Here’s what I’m seeing–possibly a little off:

Gold Open Access 8

  • PDF downloads: 124
  • Dataset: 65 views, four downloads. [Note: just saw that the link that *should* get you this spreadsheet was pointing to the Figshare copy. I’ve fixed that.]
  • Books: none.
  • [Now projecting Diamond OA 2023 around end of June.]

Gold Open Access 7

  • PDF downloads: 1,123
  • Print version: 1 copy
  • Dataset: 306 downloads
  • Country book: 214 downloads, no print

Gold Open Access 6

  • PDF downloads: 3,175. No print versions.
  • Dataset: 251 downloads
  • Country book: 481 downloads.

 

Bandwidth of a 747

Tuesday, June 13th, 2023

A while back–ending in 2011–I got involved in a multiyear discussion of the bandwidth of a 747 carrying packaged data from New York to LA–that is, latency issues aside, how did it compare to online transmission? Back then, big tech companies would use trucks as data transfer devices when latency wasn’t crucial. I suspect they still do.

Looking back, I see that the champion for consumer-grade devices was originally Blu-Ray discs–and that, even then, the limiting factor for a 747SP was weight, not volume. By 2011, the champion was hard disks, and the effective transfer rate was 250 Terabytes per second.
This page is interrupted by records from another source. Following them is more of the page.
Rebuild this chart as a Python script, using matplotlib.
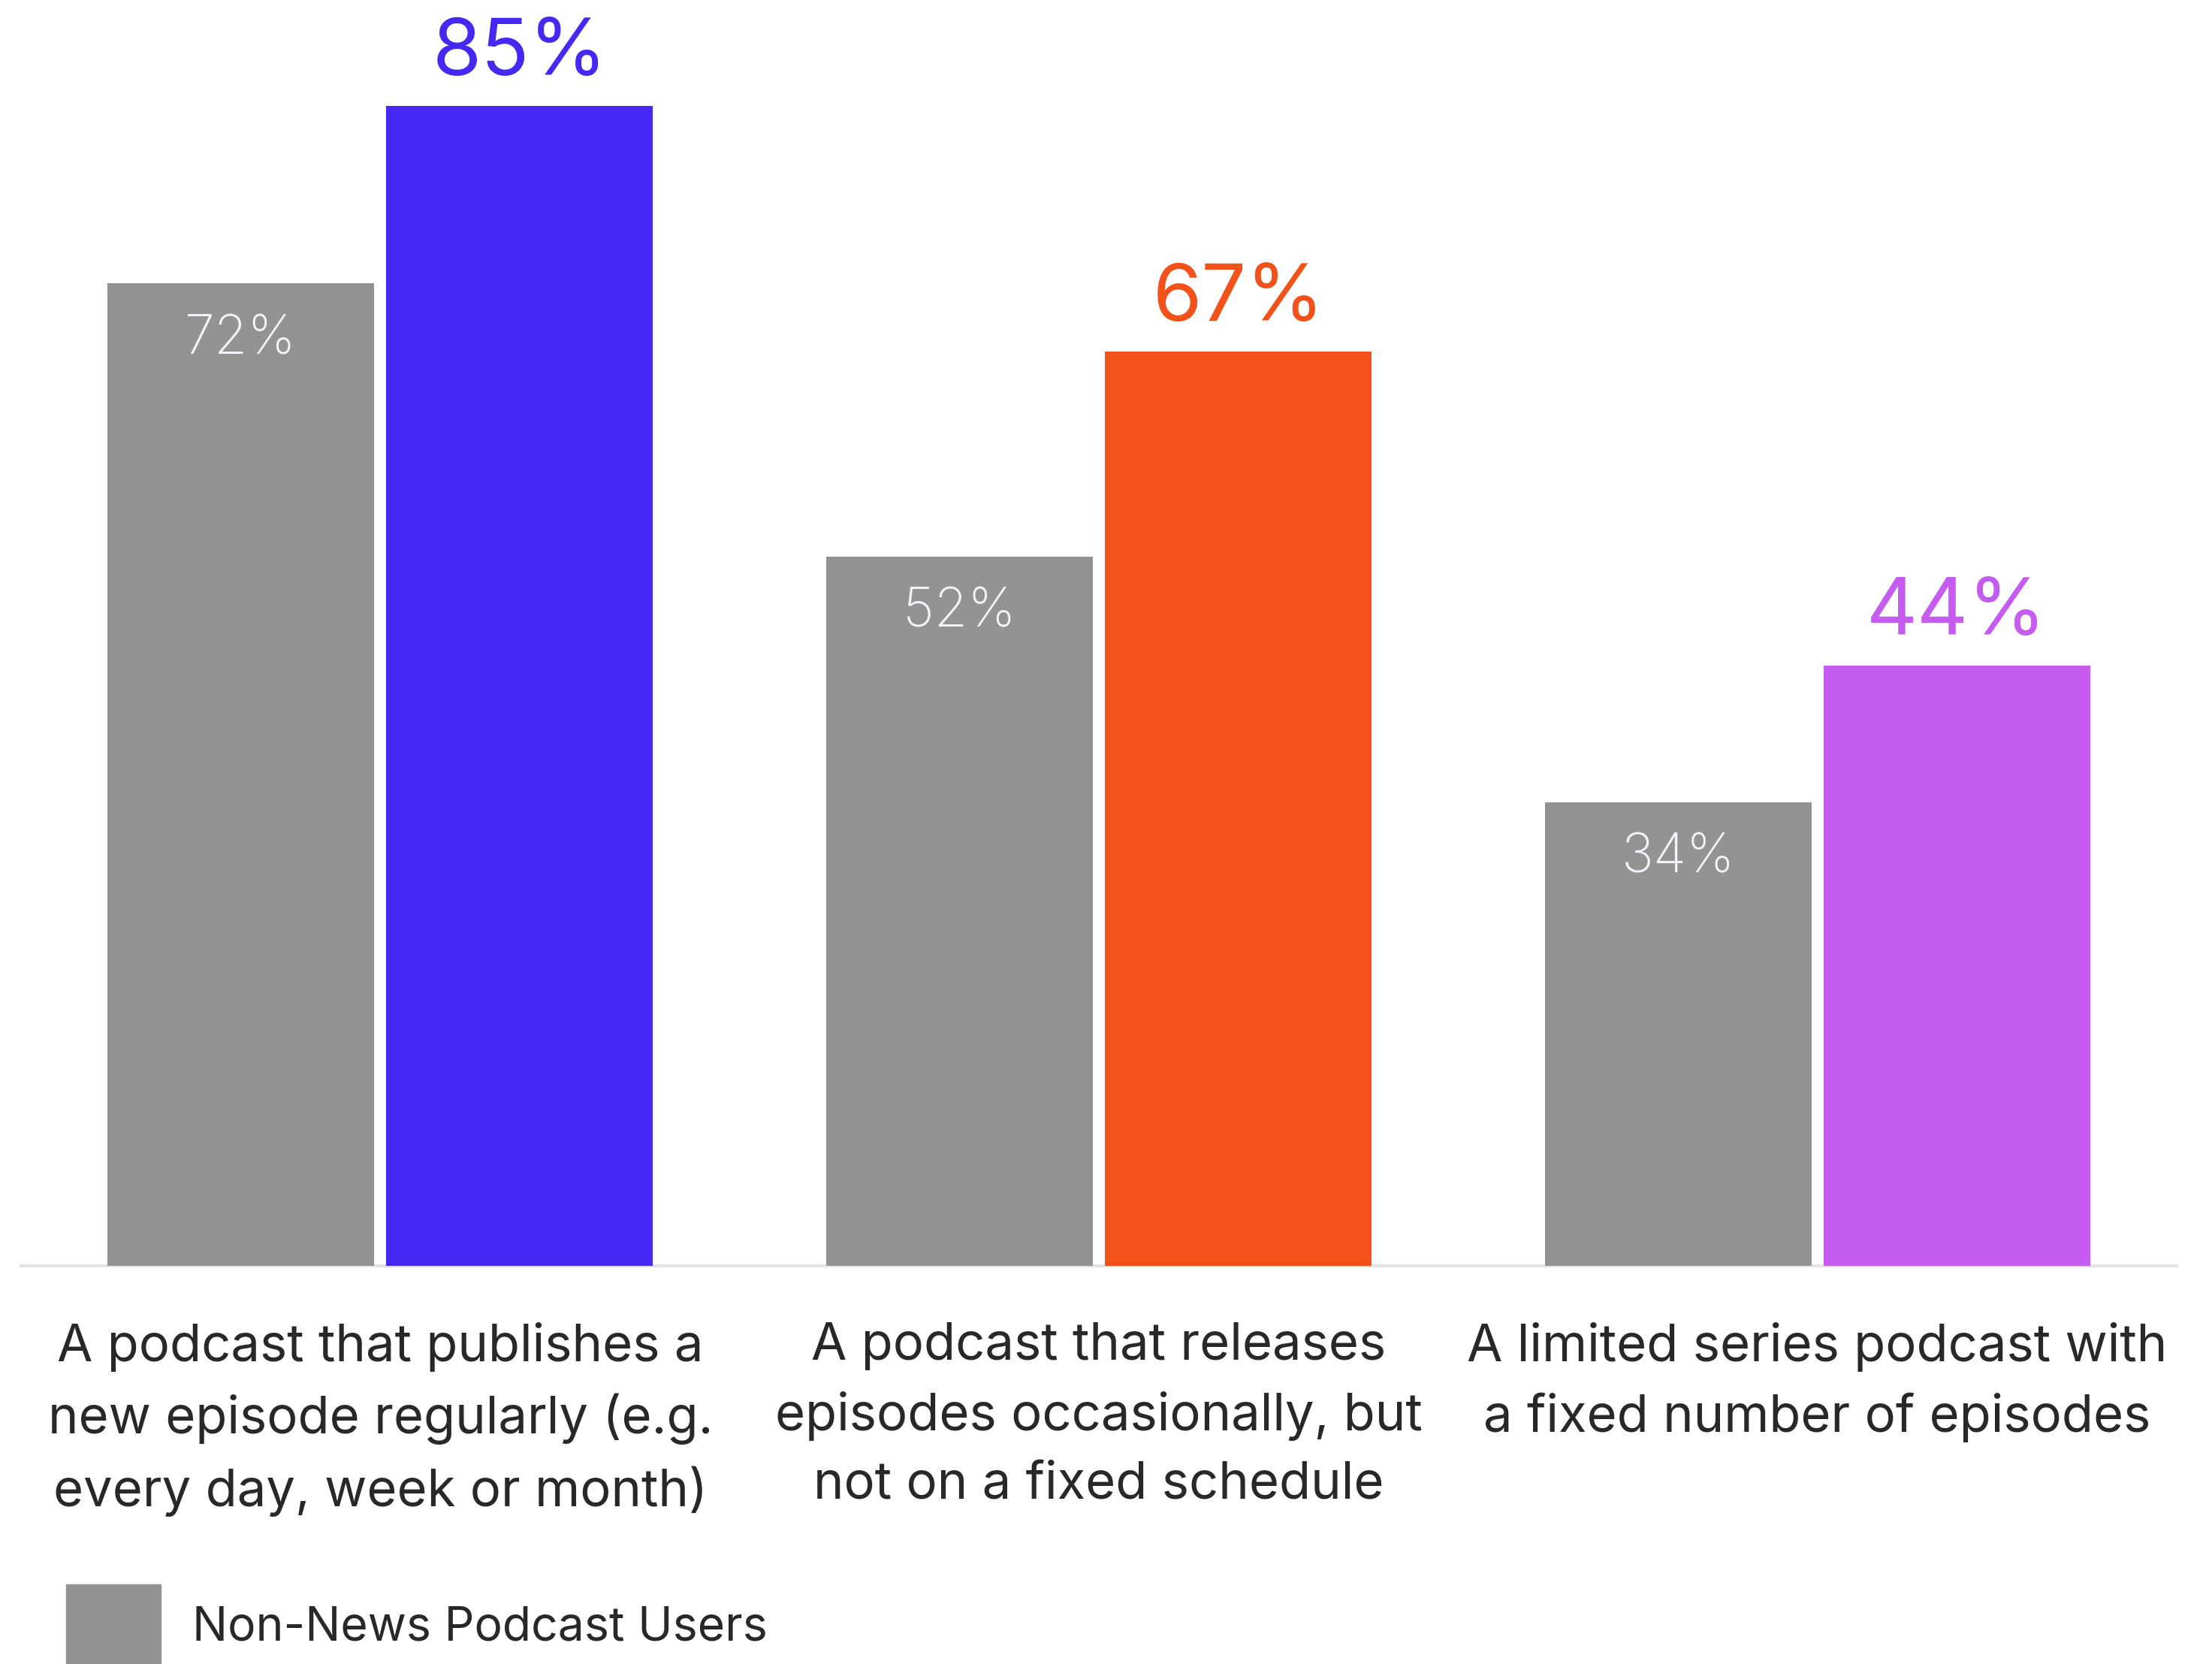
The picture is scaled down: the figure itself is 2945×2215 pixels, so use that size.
import matplotlib
matplotlib.use("Agg")
import matplotlib.pyplot as plt
from matplotlib.patches import Rectangle

plt.rcParams['font.family'] = ['Inter', 'DejaVu Sans']

categories = [
    "A podcast that publishes a\nnew episode regularly (e.g.\nevery day, week or month)",
    "A podcast that releases\nepisodes occasionally, but\nnot on a fixed schedule",
    "A limited series podcast with\na fixed number of episodes",
]
non_news = [72, 52, 34]
news = [85, 67, 44]
news_colors = ["#4529F2", "#F25219", "#C55CEF"]
grey = "#939393"
legend_label = "Non-News Podcast Users"

W, H = 2945, 2215
fig = plt.figure(figsize=(W / 100, H / 100), dpi=100)
fig.patch.set_facecolor("white")

base_px = 1685
ax = fig.add_axes([28 / W, (H - base_px) / H, (2898 - 28) / W, base_px / H])
px_per_unit = 18.16
ax.set_xlim(-0.5, 2.5)
ax.set_ylim(0, base_px / px_per_unit)
ax.axis("off")

width = 0.371
off = 0.194
xs = range(len(categories))
for i in xs:
    ax.bar(i - off, non_news[i], width, color=grey, zorder=2)
    ax.bar(i + off, news[i], width, color=news_colors[i], zorder=2)
    ax.annotate(f"{non_news[i]}%", (i - off, non_news[i]), xytext=(0, -75 * 0.72),
                textcoords="offset points", ha="center", va="center",
                fontsize=52, color="#F4F4FA", fontweight="light")
    ax.annotate(f"{news[i]}%", (i + off, news[i]), xytext=(0, 41 * 0.72),
                textcoords="offset points", ha="center", va="baseline",
                fontsize=76, color=news_colors[i])
    ax.text(i, -75 / px_per_unit, categories[i], ha="center", va="top",
            multialignment="center", fontsize=49.5, color="#282828",
            linespacing=1.53, clip_on=False)

# baseline
ax.axhline(0, color="#E3E3E3", lw=3, zorder=1, clip_on=False)

# legend
fig.patches.append(Rectangle((88 / W, 0), 126 / W, 106 / H,
                             transform=fig.transFigure, color=grey))
fig.text(256 / W, (H - 2167) / H, legend_label, ha="left", va="center",
         fontsize=45, color="#282828")

fig.savefig("out.png", dpi=100, facecolor="white")
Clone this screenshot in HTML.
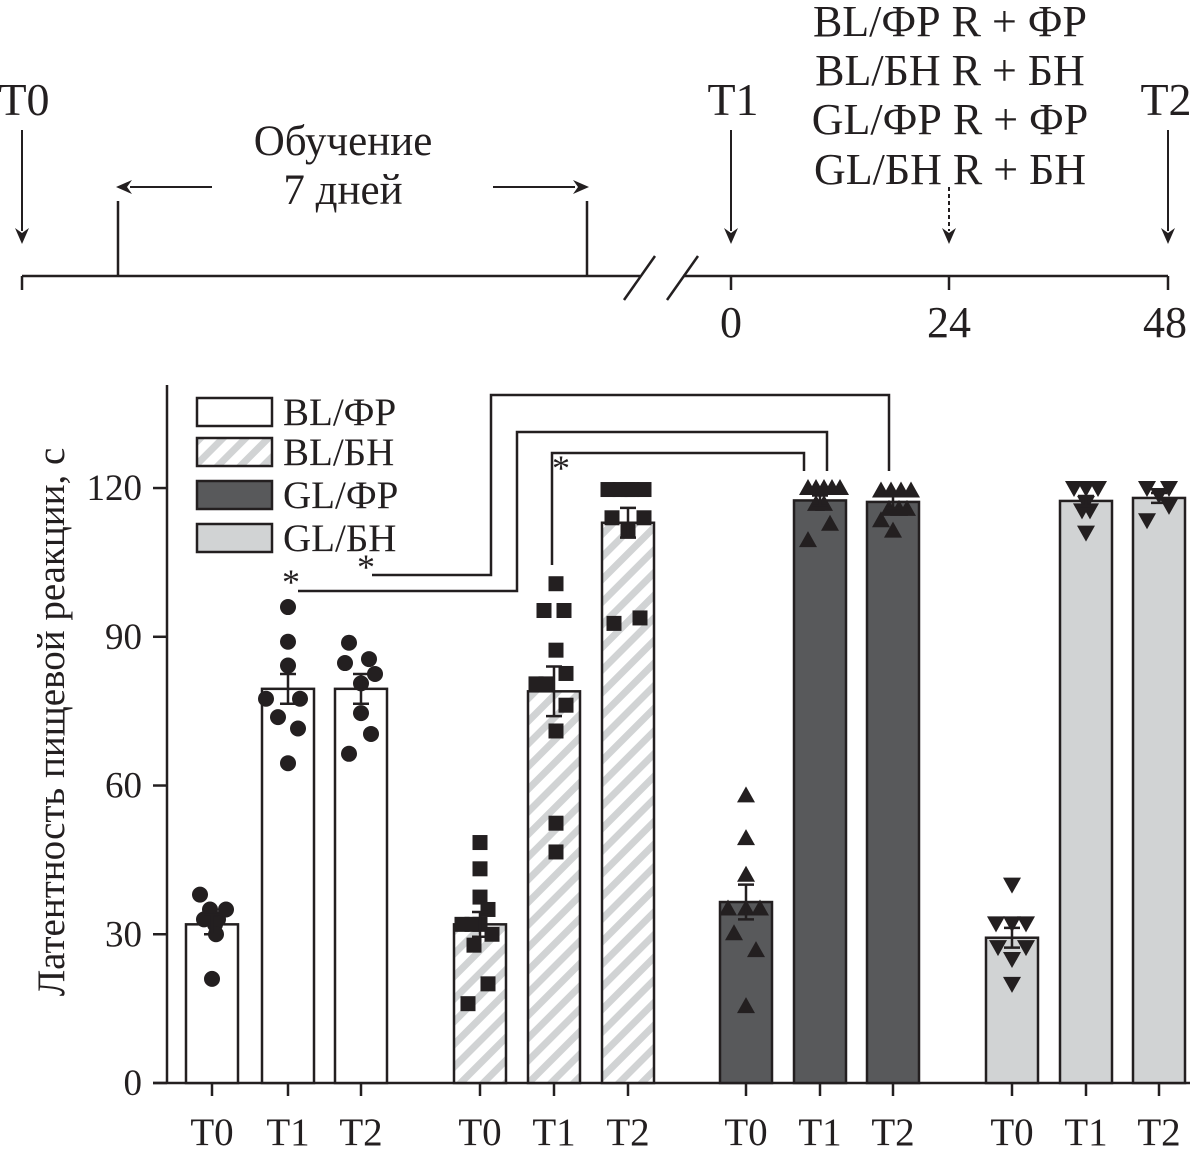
<!DOCTYPE html>
<html><head><meta charset="utf-8">
<style>
html,body{margin:0;padding:0;background:#fff;}
svg{display:block;font-family:"Liberation Serif","DejaVu Serif",serif;}
</style></head>
<body>
<svg id="chart" width="1201" height="1157" viewBox="0 0 1201 1157" xmlns="http://www.w3.org/2000/svg">
<defs>
<pattern id="hatch" patternUnits="userSpaceOnUse" width="16" height="16" patternTransform="rotate(45)">
<rect width="16" height="16" fill="#fff"/>
<rect x="0" y="0" width="7" height="16" fill="#d1d3d4"/>
</pattern>
</defs>

<g stroke="#231f20" stroke-width="2.5" fill="none">
<line x1="22" y1="276" x2="640" y2="276"/>
<line x1="683" y1="276" x2="1168" y2="276"/>
<line x1="22" y1="276" x2="22" y2="290"/>
<line x1="118" y1="201" x2="118" y2="276"/>
<line x1="587" y1="201" x2="587" y2="276"/>
<line x1="624" y1="300" x2="655" y2="256"/>
<line x1="667" y1="300" x2="698" y2="256"/>
<line x1="731" y1="276" x2="731" y2="290"/>
<line x1="949" y1="276" x2="949" y2="290"/>
<line x1="1168" y1="276" x2="1168" y2="290"/>
<line x1="22" y1="130" x2="22" y2="231" stroke-width="2"/>
<path d="M15,228 L22,244 L29,228 L22,233Z" fill="#231f20" stroke="none"/>
<line x1="731" y1="130" x2="731" y2="231" stroke-width="2"/>
<path d="M724,228 L731,244 L738,228 L731,233Z" fill="#231f20" stroke="none"/>
<line x1="1168" y1="130" x2="1168" y2="231" stroke-width="2"/>
<path d="M1161,228 L1168,244 L1175,228 L1168,233Z" fill="#231f20" stroke="none"/>
<line x1="949" y1="187" x2="949" y2="231" stroke-width="2" stroke-dasharray="4,3"/>
<path d="M942,228 L949,244 L956,228 L949,233Z" fill="#231f20" stroke="none"/>
<line x1="212" y1="187" x2="130" y2="187" stroke-width="2"/>
<path d="M132,180 L116,187 L132,194 L127,187Z" fill="#231f20" stroke="none"/>
<line x1="493" y1="187" x2="575" y2="187" stroke-width="2"/>
<path d="M573,180 L589,187 L573,194 L578,187Z" fill="#231f20" stroke="none"/>
</g>
<g font-size="44" fill="#231f20" text-anchor="middle">
<text x="24" y="115" font-size="46">T0</text>
<text x="733" y="115" font-size="46">T1</text>
<text x="1166" y="115" font-size="46">T2</text>
<text x="343" y="155" font-size="43">Обучение</text>
<text x="343" y="204" font-size="43">7 дней</text>
<text x="950" y="36">BL/ФР R + ФР</text>
<text x="950" y="85">BL/БН R + БН</text>
<text x="950" y="134">GL/ФР R + ФР</text>
<text x="950" y="184">GL/БН R + БН</text>
<text x="731" y="337">0</text>
<text x="949" y="337">24</text>
<text x="1165" y="337">48</text>
</g>

<g id="plot"></g>
</svg>
<script>
const groups = ["BL/ФР","BL/БН","GL/ФР","GL/БН"];
const timepoints = ["T0","T1","T2"];
const means = [[32,79.5,79.5],[32,79,113],[36.5,117.5,117.2],[29.3,117.4,118]];
const sems = [[2,3,3],[2.5,5,3],[3.5,1,1.2],[2,1,1]];
const points = [
 [[38,35,33,33,35,32,30,21],[96,89,84.2,77.5,77.5,73.8,71.5,64.5],[88.8,84.7,85.5,82.5,80.6,74.6,70.4,66.4]],
 [[48.5,43.2,37.5,35,32,32,32,30,27.8,20,16],[100.7,95.3,95.3,87.3,82.6,80.5,80.5,76.2,71,52.4,46.6],[119.7,119.7,119.7,119.7,119.7,114,114,111.4,92.7,93.8]],
 [[58,49.4,42,35.2,35.2,35.2,30.2,26.8,15.5],[120,120,120,120,120,116.8,116.8,112.8,109.5],[119.5,119.5,119.5,119.5,115.8,115.8,115.8,113.5,111.4]],
 [[40,32.2,32.2,32.2,27.4,27.4,25,20],[120,120,120,117,115.5,115.5,111],[120,120,118.6,116.4,113.5]]
];
const jitter = [
 [[-12,-2,-8,6,14,3,4,0],[0,0,0,-22,12,-10,10,0],[-12,-16,8,14,0,0,10,-12]],
 [[0,0,0,8,-18,-8,0,12,-6,8,-12],[2,-10,10,2,12,-18,-8,12,2,2,2],[-20,-8,4,16,0,-16,16,0,-14,12]],
 [[0,0,0,-18,0,14,-12,10,0],[-12,-4,4,12,20,-4,4,10,-12],[-12,-2,8,18,-4,6,14,-12,0]],
 [[0,-16,0,14,-14,14,0,0],[-12,12,0,0,-4,4,0],[-12,10,0,10,-12]]
];
const yTicks = [0,30,60,90,120];
const centers = [[212,288,361],[480,554,628],[746,820,893],[1012,1086,1159]];
const fills = ["#ffffff","url(#hatch)","#58595b","#d1d3d4"];
const markers = ["circle","square","tri","tri-down"];

const NS="http://www.w3.org/2000/svg";
const plot=document.getElementById('plot');
const Y0=1083, K=4.958;
function y(v){return Y0-v*K;}
function mk(tag,attrs,parent){const e=document.createElementNS(NS,tag);for(const k in attrs)e.setAttribute(k,attrs[k]);(parent||plot).appendChild(e);return e;}

let ax=mk('line',{x1:167,y1:385,x2:167,y2:Y0,stroke:'#231f20','stroke-width':2.5});


let bx=mk('line',{x1:153,y1:Y0,x2:1190,y2:Y0,stroke:'#231f20','stroke-width':2.5});


yTicks.forEach(t=>{
 const tk=mk('line',{x1:153,y1:y(t),x2:167,y2:y(t),stroke:'#231f20','stroke-width':2.5});
 
 
 const tl=mk('text',{x:142,y:y(t)+12,'text-anchor':'end','font-size':37,fill:'#231f20'});
 tl.textContent=t;
 
 
});
const yt=mk('text',{x:0,y:0,'font-size':39,fill:'#231f20','text-anchor':'middle',transform:'translate(64,722) rotate(-90)'});
yt.textContent='Латентность пищевой реакции, с';



const BW=52;
groups.forEach((g,gi)=>{
 timepoints.forEach((tp,ti)=>{
  const cx=centers[gi][ti], v=means[gi][ti];
  const r=mk('rect',{x:cx-BW/2,y:y(v),width:BW,height:Y0-y(v),fill:fills[gi],stroke:'#231f20','stroke-width':2.5});
  
  
  const tk=mk('line',{x1:cx,y1:Y0,x2:cx,y2:Y0+13,stroke:'#231f20','stroke-width':2.5});
  
  
  const tl=mk('text',{x:cx,y:1145,'text-anchor':'middle','font-size':39,fill:'#231f20'});
  tl.textContent=tp;
  
  
  points[gi][ti].forEach((p,pi)=>{
   const px=cx+(jitter[gi][ti][pi]||0), py=y(p);
   let m;
   if(markers[gi]==='circle') m=mk('circle',{cx:px,cy:py,r:8,fill:'#231f20'});
   else if(markers[gi]==='square') m=mk('rect',{x:px-7.5,y:py-7.5,width:15,height:15,fill:'#231f20'});
   else if(markers[gi]==='tri') m=mk('path',{d:`M${px-9},${py+7} L${px+9},${py+7} L${px},${py-9}Z`,fill:'#231f20'});
   else m=mk('path',{d:`M${px-9},${py-7} L${px+9},${py-7} L${px},${py+9}Z`,fill:'#231f20'});
   
   
  });
  const s=sems[gi][ti];
  const eb=mk('path',{d:`M${cx},${y(v-s)} L${cx},${y(v+s)} M${cx-8},${y(v+s)} L${cx+8},${y(v+s)} M${cx-8},${y(v-s)} L${cx+8},${y(v-s)}`,stroke:'#231f20','stroke-width':2.5,fill:'none'});
  
  
 });
});

const br=[
 'M298,591 L517,591 L517,432 L827,432 L827,471',
 'M372,575 L491,575 L491,395 L889,395 L889,471',
 'M552,565 L552,453 L804,453 L804,471'
];
br.forEach(d=>{
 const b=mk('path',{d:d,stroke:'#231f20','stroke-width':2.5,fill:'none'});
 
 
});
[[291,594],[366,579],[561,480]].forEach(p=>{
 const s=mk('text',{x:p[0],y:p[1],'text-anchor':'middle','font-size':36,fill:'#231f20'});
 s.textContent='*';
 
 
});

groups.forEach((g,gi)=>{
 const ly=[398,438,481,524][gi];
 const sw=mk('rect',{x:197,y:ly,width:75,height:28,fill:fills[gi],stroke:'#231f20','stroke-width':2.5});
 
 
 const t=mk('text',{x:283,y:ly+27,'font-size':39,fill:'#231f20'});
 t.textContent=g;
 
 
});
</script>
</body></html>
That’s still pretty impressive, but of course storage keeps getting denser and cheaper, and with SSDs, a lot lighter than hard disks. Specifically, today’s 4TB Sandisk Ultra SSD weighs about 1.4 ounces, compared to 1.6 pounds for the 3TB Sandisk/Western Digital hard disk of 2011. (It’s a lot cheaper, too: Sandisk’s currently selling them for under $250.)

A little quick calculation yields a bandwidth of 5 Petabytes per second–5,000 Terabytes. I won’t even bother figuring out how much data that is…

Just for fun. And, since I still remember the difficulty my former employer had trying to find money and space for one terabyte of additional storage, a reminder of how things change.

Minor update to GOA8

Monday, June 5th, 2023

I discovered a typo in the GOA8 dataset that affected six diamond journals totaling 300 articles, assigning all six to Eastern Europe rather than Western Europe. The typo has been corrected, and the dataset (on figshare and on waltcrawford.name) and book (at Lulu and on waltcrawford.name) have been corrected. Note that this error only affected Region tables and chapters: it has no effect on article counts, revenue, or anything else.

[Yes, the same error occurred in the Diamond book, which I’m working on now. I’m ahead of schedule on that, so you can still expect it in very early July or late June.]